Anna Goodman, UC Berkeley
Rachel Caesar, UC Berkeley/ UCSF
Anndretta Wilson, UCLA
Robin Sacolick, UC Santa Cruz
Natalie Avalos Cisneros, UC Santa Barbara
Reflection on Workshop by Anna Goodman
In a time when it is unfashionable to study something called culture and when economic rationales structure both our lives and the way we practice research, the “Humanitarian Ethics, Religious Affinities” Humanities Studio offers an exciting and promising alternative. Professors Atanasoski and Lam’s influence and the predispositions of the participants made a feminist perspective, which recognizes the performance of the self while questioning pre-existing categories, central to our discussions. Consensus around these points made it a very unique space in my academic experience. The simultaneous ambition and rigor of the project and the practice of an ethics of care resulted in a climate of genuine exchange and respect. If creative scholarship is a political project, then this workshop serves as a starting point for us to face this project in good company. In addition to the positive example the workshop set for academic exchanges, our conversations also impacted my project in a number of significant ways.
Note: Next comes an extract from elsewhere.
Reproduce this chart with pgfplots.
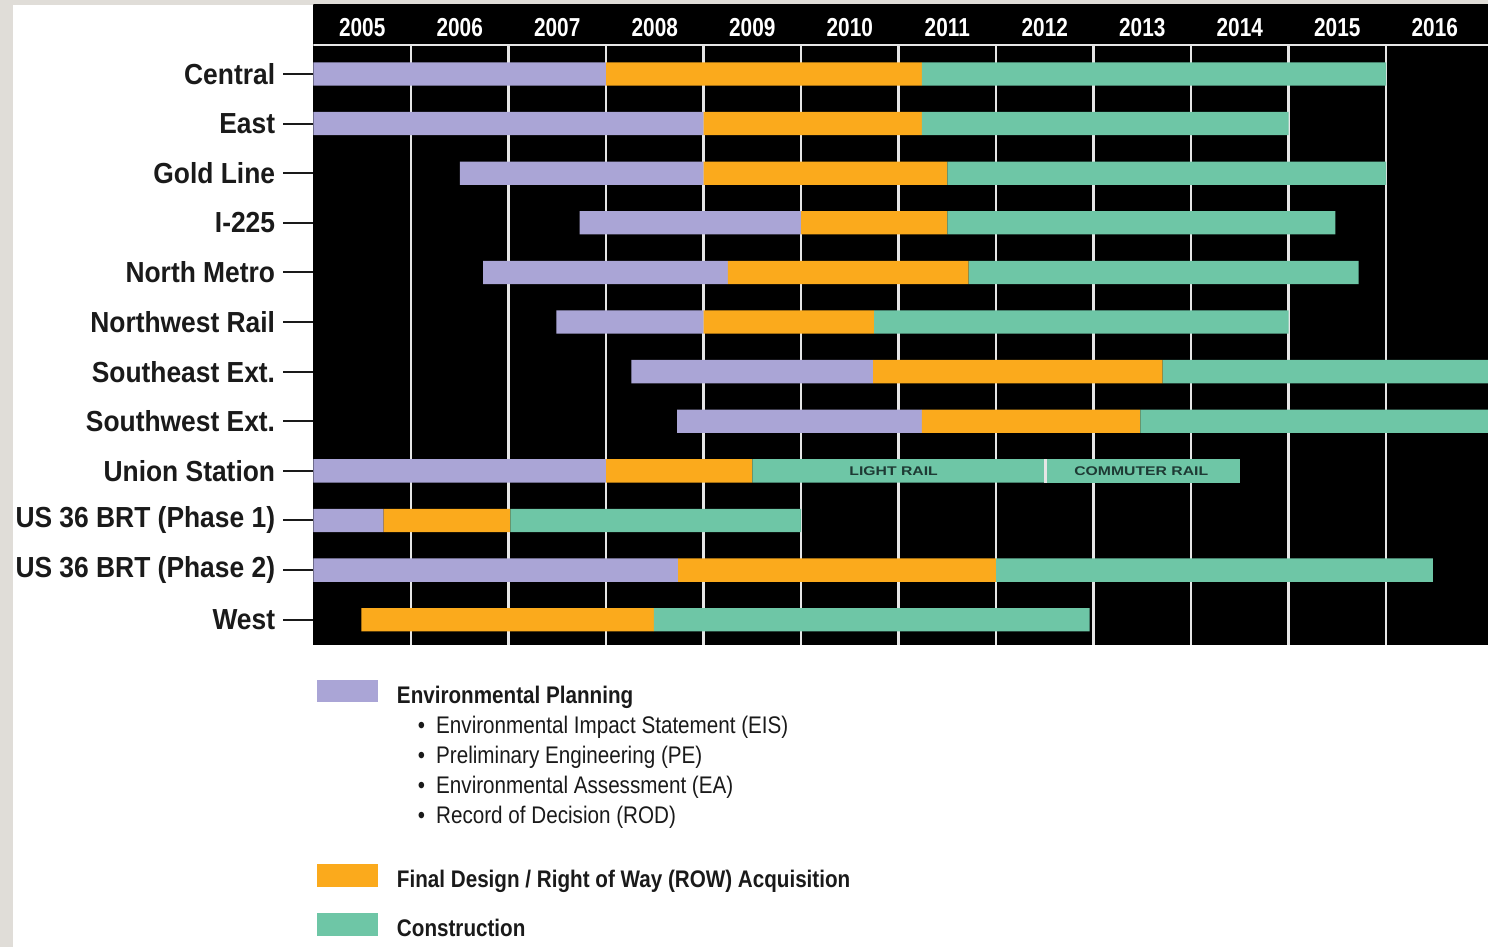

Though the study of architectural history is enmeshed in political and social questions, it is tempting to solely focus on the ideas and perspectives of (white male) architects. Historical records, often housed in the archives of “great men,” encourage biographical framings. As my subject is participatory and community-based design methods, I tried to avoid the trope of the hero figure. Yet, this proved easier said than done. Through the workshop, I came to see the need to be extremely careful not to allow the profession’s limitations to become limitations of my project. After our discussion, I returned to primary materials to ensure that the interpretations of minorities, women and other silenced groups read as clearly in the work as those of designers. Further, the workshop alerted me to a number of larger questions surrounding humanitarian practice and its complex boundary-crossing agendas. I have since tried to use the experience of architects as an entry point into discussions of the tangled realities of “parachuting” humanitarian aid into unfamiliar contexts. This phenomenon, which occurs in many fields and geographies, deserves careful historical and theoretical grounding. As mentioned above, critiques of the motives of volunteers and aid workers often miss the shades of uncertainly, genuine shifts in worldview and larger stories of co-option and collaboration that play out in these practices.
Finally, the workshop highlighted for me an on-going discussion unfolding around performance, belief and politics. Each participant considered in some way the relationship of bodies and voices in space and the political consequences of these relationships. Anndretta Lyle Wilson explores the relationship between performance of belief and the consumption of that performance in her creative rethinking of gospel musicians disinterested in representing Blackness. Rachel Ceasar’s work on forensic archeology of the remains of victims of the Spanish Civil War –– in which spectators create a ceremonial practice within a scientific/secular space –– call forth the blurry and shifting lines between modern and ancient traditions and the unexpected ritual practices that follow trauma. Robin Sacolick’s work in ethnomusicology demonstrates that the collective space of politics resides not only in the physical realm but also in shared cultural performances that serve as common ground for people across space and time. Finally, Natalie Avalos Cisneros’s work on the peace rituals and political protests of Tibetan Buddhists and Native Americans merges ritual and politics, suggesting fertile ground in already existing indigenous imaginations around human-environmental relations. In the context of these fascinating research projects, I was able to rethink how architects’ perform their beliefs within economic and institutional constraints and to find not just shortcomings but also hope in their desire to practice different kinds of selves.